If deep 3 fr nuc I would use a quart of bees with no brood


That is if doing in early spring
 
#28 ·
I've made the mistake in the past of provisioning 4 frame deep nucs with a frame of brood (or two) plus food frames and a feeder only to check on them and find most of the bees gone the next day or two. Nothing quite so exciting as having all the grafting effort down the toilet plus weaker colonies post donation and a bunch of dead brood. This happened when it was really hot out and I couldn't stand the idea of closing up the nucs. I was working a full time job at the time and ran out of the time needed to relocate the nucs. This year I will use vented equipment that I can close if needed.
Velbert - Have you ever tried the Shamrocks?

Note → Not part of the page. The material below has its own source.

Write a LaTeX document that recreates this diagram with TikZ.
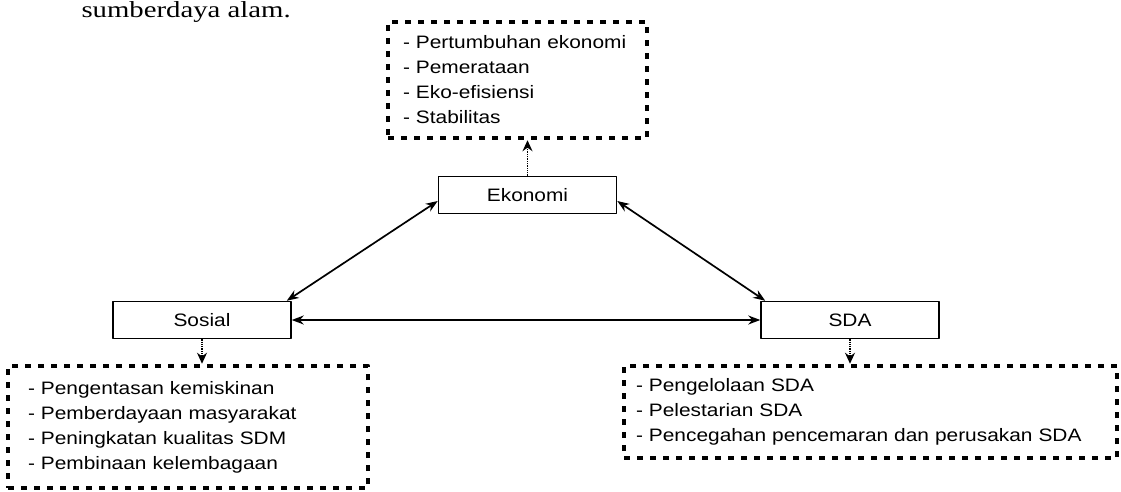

They seem rather expensive but they could pay for themselves especially if over-wintered with the last crop of queens over warm colonies. I'm considering purchasing 15 because I never get more that 55 grafts out of 57 to take, so that would be enough to have continuous grafting during the peak season. The mated queens would be transfered into larger nucs and production colonies with the Shamrocks making locating and marking a lot easier.
 
#29 ·
Velbert,

Let me go back to your shaker box set up. Once the bees are shaken do you slide a lid over the screened box until ready? Do you just scoop the bees out of there with a styrofoam cup?

I've seen really nice funnels that go on top of the screened box assembly.